Welcome to our new monthly column, the 405 Retrospective. Each month we'll aim to take a stroll down memory lane and remember some of the great music of the past – with so much music being released every week, we often forget that there's countless artists, records and songs already out there, just waiting to be rediscovered. Here are the best tracks from this time last year, five years ago, a decade, twenty, thirty and fifty years prior that we believe are worth knocking the dust off and whacking into your musical player of preference.

A full 365 days ago we had the likes of Regina Spektor, Beach House and Mercury award winners alt-J hitting out shelves, the latter undertaking a journey that they could never have prepared themselves for. May 2012 also saw the advent of some massive comeback albums – Scissor Sisters, PiL and Tenacious D for example – but the most understated of these was Sigur Rós' Valtarí. The legendary Icelandic post-rockers returned after four long years of side-projects and solo albums, offering up some of their most emotionally wrought sounds since their earliest years, with tracks like 'Varúð' setting hearts ablaze via ingrained, low-key piano motifs. It was definitely a grower, but Valtarí proved itself to be a vital component in the now-trio's back catalogue; in it's wake, we can prepare to receive the intensely apocalyptic Kveikur, due June this year.

In the midst of 2008s financial meltdown and Obama's first presidential campaign, we were handed Death Cab For Cutie's sixth studio record, Narrow Stairs. Rife with references to Californian wildfires and Jack Kerouac, it was feverishly dark, riddled with negativity and far from being the lovelorn, romanticised indie-pop with a touch of melancholia we were used to, we were treated to a full blast of gloom to the face. Considering the tonal change from previous encounters, Narrow Stairs was actually pretty darn great, revealing efforts like 'I Will Possess You Heart' to the world.

Back when Fall Out Boy, Less Than Jake and Alkaline Trio ruled the roost in 2003, Four Tet dropped his seminal work, Rounds. The electronic musician, alias of Kieran Hebden, utilised samples from Tori Amos (which were eventually nixed by her label) and The Entourage Music And Theater Ensemble to craft what would go on to become one of the most admired records of the decade. One of only two singles from the record, 'She Moves She' was home to compressed percussion, trip-hop pads and eastern string riffs. It also featured chaotic, erratic hits of distortion and static, injecting a layer of uncertainty into the otherwise chilled-out cut.

After a fateful show at King Tut's in 1993, Creation Records head honcho Alan McGee stumbled upon Oasis, who would go on to be the meathead-iest group this side of the Atlantic and publicly squabble on the cover of NME for years. Aside from that dire low point in the year, we got cracking records from Run-D.M.C. And Blur, as well as the universally adored Rid Of Me from PJ Harvey, a record which garnered many rare 10/10 ratings and a Mercury nod. The biggest single from the LP, '50ft Queenie', was a barrage of country-flecked grunge riffs and ballsy yells produced by Pixies knob-twiddler Steve Albini; it even succeeded in entering the Top 30 in the UK.

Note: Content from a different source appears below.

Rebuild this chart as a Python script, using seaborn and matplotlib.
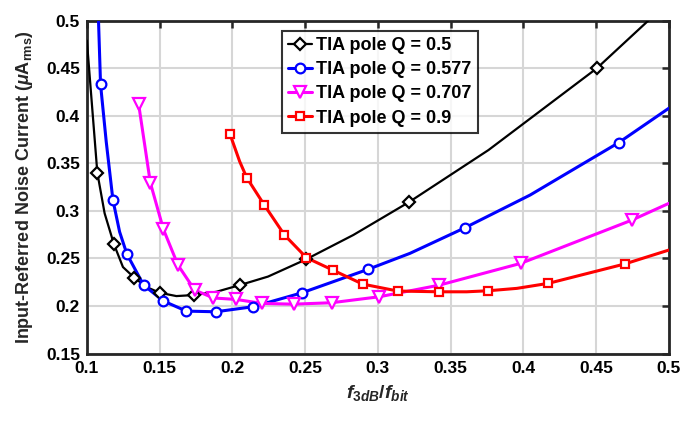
import numpy as np
import pandas as pd
import matplotlib
matplotlib.use("Agg")
import matplotlib.pyplot as plt
from matplotlib.lines import Line2D
import seaborn as sns

# Normalised TIA bandwidth f3dB/fbit and input-referred noise current (uA rms)
# Q = 0.5
q050_x = [0.100, 0.1072, 0.1122, 0.1186, 0.1248, 0.1326, 0.141, 0.150, 0.1615, 0.1736,
          0.189, 0.205, 0.2245, 0.2505, 0.2831, 0.3215, 0.376, 0.4505, 0.4858]
q050_y = [0.479, 0.340, 0.2975, 0.265, 0.241, 0.2298, 0.220, 0.214, 0.2105, 0.2116,
          0.215, 0.222, 0.231, 0.249, 0.2747, 0.3094, 0.364, 0.450, 0.500]
q050_mx = [0.1072, 0.1186, 0.1326, 0.150, 0.1736, 0.205, 0.2505, 0.3215, 0.4505]
q050_my = [0.340, 0.265, 0.2298, 0.214, 0.2116, 0.222, 0.249, 0.3094, 0.450]

# Q = 0.577
q577_x = [0.108, 0.1094, 0.1133, 0.1179, 0.1225, 0.1275, 0.139, 0.1526, 0.1684, 0.1886,
          0.2142, 0.2479, 0.2932, 0.322, 0.3598, 0.4046, 0.4654, 0.500]
q577_y = [0.500, 0.433, 0.3728, 0.3115, 0.278, 0.2547, 0.222, 0.2053, 0.1947, 0.194,
          0.1993, 0.214, 0.2386, 0.2554, 0.2823, 0.3167, 0.3717, 0.408]
q577_mx = [0.1094, 0.1179, 0.1275, 0.139, 0.1526, 0.1684, 0.1886, 0.2142, 0.2479,
           0.2932, 0.3598, 0.4654]
q577_my = [0.433, 0.3115, 0.2547, 0.222, 0.2053, 0.1947, 0.194, 0.1993, 0.214,
           0.2386, 0.2823, 0.3717]

# Q = 0.707
q707_x = [0.1356, 0.1436, 0.1526, 0.1626, 0.1741, 0.187, 0.2024, 0.2204, 0.242, 0.2682,
          0.301, 0.3422, 0.3982, 0.4746, 0.500]
q707_y = [0.412, 0.3297, 0.2807, 0.2431, 0.2168, 0.2085, 0.207, 0.2028, 0.202, 0.2035,
          0.2098, 0.222, 0.2449, 0.2904, 0.308]
q707_mx = [0.1356, 0.1436, 0.1526, 0.1626, 0.1741, 0.187, 0.2024, 0.2204, 0.242, 0.2682,
           0.301, 0.3422, 0.3982, 0.4746]
q707_my = [0.412, 0.3297, 0.2807, 0.2431, 0.2168, 0.2085, 0.207, 0.2028, 0.202, 0.2035,
           0.2098, 0.222, 0.2449, 0.2904]

# Q = 0.9
q090_x = [0.1984, 0.205, 0.2099, 0.2218, 0.2358, 0.2509, 0.2689, 0.2895, 0.3136, 0.342,
          0.361, 0.3759, 0.3955, 0.4172, 0.4695, 0.500]
q090_y = [0.3805, 0.352, 0.3349, 0.3065, 0.2747, 0.2508, 0.2379, 0.2231, 0.2158, 0.215,
          0.215, 0.2161, 0.2186, 0.2239, 0.2442, 0.2589]
q090_mx = [0.1984, 0.2099, 0.2218, 0.2358, 0.2509, 0.2689, 0.2895, 0.3136, 0.342,
           0.3759, 0.4172, 0.4695]
q090_my = [0.3805, 0.3349, 0.3065, 0.2747, 0.2508, 0.2379, 0.2231, 0.2158, 0.215,
           0.2161, 0.2239, 0.2442]

labels = ["TIA pole Q = 0.5", "TIA pole Q = 0.577", "TIA pole Q = 0.707", "TIA pole Q = 0.9"]
x_ticks = [0.1, 0.15, 0.2, 0.25, 0.3, 0.35, 0.4, 0.45, 0.5]
y_ticks = [0.15, 0.2, 0.25, 0.3, 0.35, 0.4, 0.45, 0.5]

sns.set_theme(style="white")
plt.rcParams.update({
    "font.family": ["Liberation Sans", "DejaVu Sans"],
    "font.weight": "bold",
    "text.color": "black",
    "mathtext.fontset": "custom",
    "mathtext.rm": "Liberation Sans:bold",
    "mathtext.it": "Liberation Sans:italic:bold",
    "mathtext.bf": "Liberation Sans:bold",
})

fig = plt.figure(figsize=(6.84, 4.21), dpi=100)
ax = fig.add_axes([0.127, 0.16, 0.851, 0.791])

series = [
    (q050_x, q050_y, q050_mx, q050_my, "black", "D", 6.0, 1.6),
    (q577_x, q577_y, q577_mx, q577_my, "#0000ff", "o", 7.0, 2.2),
    (q707_x, q707_y, q707_mx, q707_my, "#ff00ff", "v", 8.0, 2.2),
    (q090_x, q090_y, q090_mx, q090_my, "#ff0000", "s", 5.5, 2.2),
]

handles = []
for (cx, cy, mx, my, col, mk, ms, lw), lab in zip(series, labels):
    curve = pd.DataFrame({"x": cx, "y": cy})
    sns.lineplot(data=curve, x="x", y="y", sort=False, color=col, linewidth=lw,
                 ax=ax, legend=False, zorder=3)
    ax.plot(mx, my, linestyle="none", marker=mk, markersize=ms, markerfacecolor="white",
            markeredgecolor=col, markeredgewidth=1.6, zorder=4, clip_on=False)
    handles.append(Line2D([0], [0], color=col, linewidth=lw, marker=mk, markersize=ms,
                          markerfacecolor="white", markeredgecolor=col,
                          markeredgewidth=1.6))

ax.set_xlim(0.1, 0.5)
ax.set_ylim(0.15, 0.5)
ax.set_xticks(x_ticks)
ax.set_yticks(y_ticks)
ax.set_xticklabels([f"{t:g}" for t in x_ticks])
ax.set_yticklabels([f"{t:g}" for t in y_ticks])
ax.grid(True, color="#d6d6d6", linewidth=1.5)
ax.set_axisbelow(True)
ax.tick_params(direction="in", length=5, width=1.8, top=True, right=True,
               labelsize=12.5, colors="#262626", labelcolor="black", pad=5)
for lab in ax.get_xticklabels() + ax.get_yticklabels():
    lab.set_fontweight("bold")
for sp in ax.spines.values():
    sp.set_linewidth(2.0)
    sp.set_color("#262626")

ax.set_xlabel(r"$f_{\mathit{3dB}}/f_{\mathit{bit}}$", fontsize=14, labelpad=5)
ax.set_ylabel(r"Input-Referred Noise Current ($\mu$A$_{\mathrm{rms}}$)",
              fontsize=13, fontweight="bold", labelpad=8)

leg = ax.legend(handles, labels, loc="upper left", bbox_to_anchor=(0.335, 0.97),
                frameon=True, fancybox=False, edgecolor="black", handlelength=1.3,
                handletextpad=0.25, borderpad=0.35, labelspacing=0.4, borderaxespad=0,
                prop={"weight": "bold", "size": 13})
leg.get_frame().set_linewidth(1.5)
leg.set_zorder(10)

fig.savefig("out.png", dpi=100)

1983 was the year when Prince Of Pop, Michael Jackson, unveiled his iconic dance move, the moonwalk, and his 14-minute horror opus, 'Thriller'. It was the year that My Bloody Valentine were born. It was also the year when Talking Heads unleashed their chart-bothering fifth record, Speaking In Tongues. Eventually, David Byrne & co. would be rewarded for their efforts with many 1980s rundowns pointing at their album as one of the decades best. 'Burning Down The House' was the most prevalent of their singles from the full-length, and the jangly New Wave ditty is still the only Talking Heads track to hit the big time Stateside. Apparently, it was influenced by George Clinton (of Parliament-Funkadelic) chanting 'burn down the house' at a gig attended by by drummer Chris Frantz.

1963, for those who weren't born, is when The Rolling Stones released their first single (a Chuck Berry cover), The Beatles launched their first album (as well as 'Beatlemania'), and country-pop starlet Patsy Cline died at the height of her career in a plane crash. The Godfather Of Soul, James Brown, made his fair share of buzz that year too, with his personally-funded live album Live At The Apollo, recorded at a show from late in the previous year; it's a record that would go on to be interred in the Library Of Congress and attract unanimous praise. Both culturally and historically profound, it's a classic funk record that has impacted music for half a century.